MIT-onderzoekers hebben de eerste teststrookjes ontwikkeld die het zika-virus en de vier verschillende vormen van het denguevirus niet alleen detecteren, maar ook uit elkaar houden. Stel ze bloot aan een bloedmonster en binnen 20 minuten heb je je diagnose, schrijven Lee Gehrke en zijn groep in Science Translational Medicine.
Tot nu toe was het onderscheid heel lastig te maken tenzij je een lab bij de hand hebt waar je het virale RNA kunt sequencen. Dengue en Zika zijn nauw verwante flavivirussen en de paar virale eiwitten, die je gemakkelijk in het bloed terugvindt, lijken dusdanig op elkaar dat tot nu toe alle snelle Zika-tests ook op dengue blijken te reageren. Dat is vooral vervelend omdat beide virussen in dezelfde gebieden voorkomen en door dezelfde muggen worden verspreid, terwijl het wél belangrijk is het onderscheid te maken omdat alleen Zika serieus gevaar oplevert voor ongeboren baby’s.
De vier dengue-serotypes onderscheiden kunnen de huidige snelle tests trouwens ook niet. Dat onderscheid is minder urgent, maar wel nuttig omdat immuniteit tegen één van de vier niet beschermt tegen de andere drie.
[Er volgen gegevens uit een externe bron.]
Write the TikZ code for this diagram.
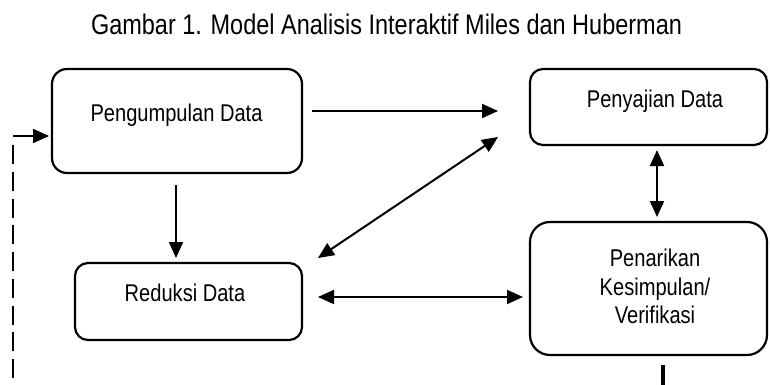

Dat de nieuwe MIT-test het onderscheid wél maakt, was vooral een kwestie van heel goed zoeken. Het zogeheten NS1-eiwit, waarop de methode is gebaseerd, wordt door alle vijf de virussen aangemaakt. Er zitten echter subtiele verschillen in de aminozuurvolgorde. Antilichamen herkennen altijd maar een klein deel van zo’n eiwit. Dat deel wordt telkens tamelijk willekeurig uitgekozen en als je geluk hebt, is het net het unieke stuk.
De auteurs hebben dus muizen ingespoten met telkens één van de vijf NS1-eiwitten, en alle antilichamen geïsoleerd die vervolgen in hun bloed opdoken. Vervolgens probeerden ze die net zo lang uit op de overige vier NS1-eiwitten totdat ze voor elke variant antilichamen te pakken hadden die specifiek alleen dáár op reageren.
In de praktijk werkt hun test overigens niet met één antilichaam maar met twee verschillende, die elk aan een andere kant van NS1 hechten. Je ziet pas een signaal als ze allebei passen.
Teststrookjes maken met die antilichamen, en nanogouddeeltjes voor het kleurefffect, is vervolgens een routineklusje. De huidige strookjes detecteren virusconcentraties van minder dan 20 nanogram per milliliter bloed. Voorlopig heb je voor elk virus nog een apart strookje nodig, maar daar wordt aan gewerkt. De materiaalkosten liggen nu nog rond de $ 5 per strookje, maar zullen bij massaproductie ongetwijfeld dalen.